Japanuary #5: Millennium Actress (Sennen Joyū, 2001)

Den Film habe ich mir quasi als zusätzliche Aufgabe zu den zehn Filmen von Ozu angesehen (wird Japanuary #8). Denn Regisseur Satoshi Kon soll die reale Schauspielerin Setsuko Hara als Vorbild genommen haben, die vor allem für ihre Rollen in Ozus Filmen bekannt war. In sechs der besten hat sie mitgespielt, dreimal davon als eine Frau namens Noriko (unter anderem im Meisterwerk Reise nach Tokio).

In Millennium Actress besuchen zwei Filmemacher die alt gewordene Schauspielerin Chiyoko Fujiwara, die seit dreißig Jahren zurückgezogen lebt. Sie wollen einen Dokumentarfilm über ihr Leben drehen, doch Regisseur Genya Tachibana hat noch etwas anderes im Sinn. Und so erzählt Chiyoko ihre Lebensgeschichte.

Und die weist durchaus Parallelen zu der von Setsuko Hara auf. Beide wurden vor dem 2. Weltkrieg durch Propagandafilme berühmt, Hara durch einen deutsch-japanische, der auf Deutsch den harmlosen Titel Die Tochter des Samurai trägt, auf Japanisch aber Atarashiki Tsuchi (Neue Erde). Chiyoko spielt in einem Kriegspropagandafilm mit, der in der besetzten Mandschurei spielt. Hara zog sich zurück, nachdem Ozu starb, Chiyoko wegen der Suche nach einem Unbekannten, der ihre einen Schlüssel gab und versprach, sie wiederzusehen.

Dieser Schlüssel ist auch der rote Faden durch den Film, der in einem wilden Assoziationssturm inszeniert ist, in dem die Grenzen zwischen Erinnerung, Film und Wirklichkeit verschmelzen. Die beiden Dokumentarfilmer befinden sich plötzlich mit Kamera in Chiyokos Vergangenheit, nur um kurz darauf Teil ihrer Filme zu werden. Trotzdem bleibt alles strukturiert, so dass wir der Handlung Folgen können, auch wenn es manchmal nicht so wirkt.

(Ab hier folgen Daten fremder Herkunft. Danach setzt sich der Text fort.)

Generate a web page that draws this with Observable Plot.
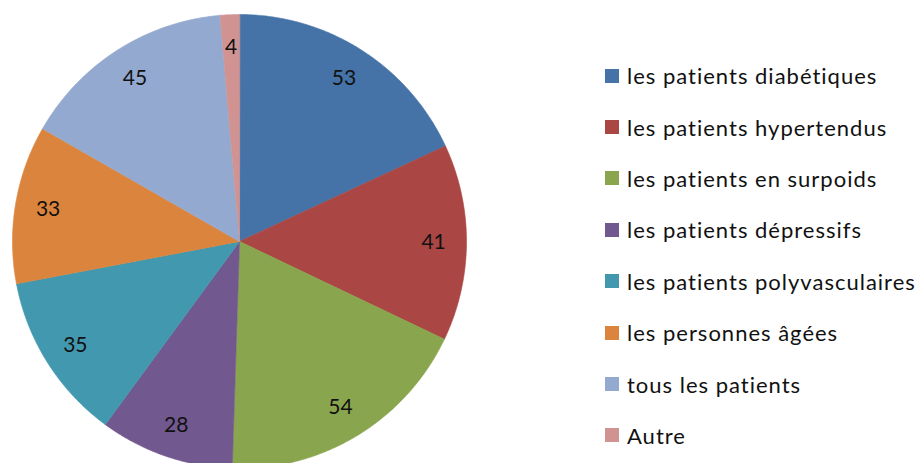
<!DOCTYPE html>
<html>
<head>
<meta charset="utf-8">
<script src="https://cdn.jsdelivr.net/npm/d3@7"></script>
<script src="https://cdn.jsdelivr.net/npm/@observablehq/plot@0.6"></script>
<style>
  html, body { margin: 0; padding: 0; background: #fff; }
  #wrap { position: relative; width: 924px; height: 463px; overflow: hidden; }
  #legend { position: absolute; left: 605px; top: 50px; font-family: Lato, "Open Sans", sans-serif; font-size: 22px; letter-spacing: 1px; color: #111; white-space: nowrap; }
  .item { display: flex; align-items: center; height: 51.4px; }
  .sw { width: 14px; height: 14px; margin-right: 8px; flex: none; }
</style>
</head>
<body>
<div id="wrap"><div id="legend"></div></div>
<script>
const categories = ["les patients diabétiques", "les patients hypertendus", "les patients en surpoids", "les patients dépressifs", "les patients polyvasculaires", "les personnes âgées", "tous les patients", "Autre"];
const values = [53, 41, 54, 28, 35, 33, 45, 4];
const colors = ["#4572A7", "#AA4643", "#89A54E", "#71588F", "#4198AF", "#DB843D", "#93A9CF", "#D19392"];

const data = categories.map((c, i) => ({category: c, value: values[i], color: colors[i]}));
const arcs = d3.pie().sort(null).value(d => d.value).startAngle(0).endAngle(2 * Math.PI)(data);

// Slice outlines in unit coordinates (angle measured clockwise from 12 o'clock)
const marks = [];
arcs.forEach(a => {
  const pts = [{x: 0, y: 0}];
  const n = Math.max(4, Math.ceil((a.endAngle - a.startAngle) / 0.01));
  for (let k = 0; k <= n; k++) {
    const t = a.startAngle + (a.endAngle - a.startAngle) * k / n;
    pts.push({x: Math.sin(t), y: Math.cos(t)});
  }
  marks.push(Plot.line(pts, {x: "x", y: "y", curve: "linear-closed", fill: a.data.color, stroke: a.data.color, strokeWidth: 0.6}));
});
const labels = arcs.map(a => {
  const m = (a.startAngle + a.endAngle) / 2;
  return {x: 0.855 * Math.sin(m), y: 0.855 * Math.cos(m), label: String(a.data.value)};
});
marks.push(Plot.text(labels, {x: "x", y: "y", text: "label", fontSize: 21, fill: "#111", fontFamily: "Lato, 'Open Sans', sans-serif"}));

const chart = Plot.plot({
  width: 924,
  height: 463,
  margin: 0,
  x: {domain: [-1, 1], range: [12, 466], axis: null},
  y: {domain: [-1, 1], range: [468, 14], axis: null},
  marks
});
chart.style.position = "absolute";
chart.style.left = "0";
chart.style.top = "0";
document.getElementById("wrap").prepend(chart);

const legend = document.getElementById("legend");
data.forEach(d => {
  const item = document.createElement("div");
  item.className = "item";
  const sw = document.createElement("div");
  sw.className = "sw";
  sw.style.background = d.color;
  const tx = document.createElement("span");
  tx.textContent = d.category;
  item.appendChild(sw);
  item.appendChild(tx);
  legend.appendChild(item);
});
</script>
</body>
</html>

Millenium Actress ist ein Streifzug durch Japans Geschichte, eine Liebeserklärung an das japanische Kino und Drama in einem. Der Film steckt voller Anspielungen an andere Filme, von Kurosawa (die Pfeile zu Beginn) bis Godzilla.

Es ist aber auch doch eine sehr männliche Geschichte, mit der Vorstellung, dass eine Frau, die man nur für einen Tag kennengelernt hat, ein ganzes Leben nach einem sucht und alles dieser Suche unterordnet, weil sie unsterblich in einen verliebt ist.

Trotzdem ein toller Film mit ungewöhnlicher Geschichte und Inszenierung. Die 1920 geborene Setsuko Hara hat den 1963 geborenen Satoshi Kon übrigens um fünf Jahre überlebt, da er 2010 (wie Ozu relativ jung an einer Krebserkrankung) verstarb.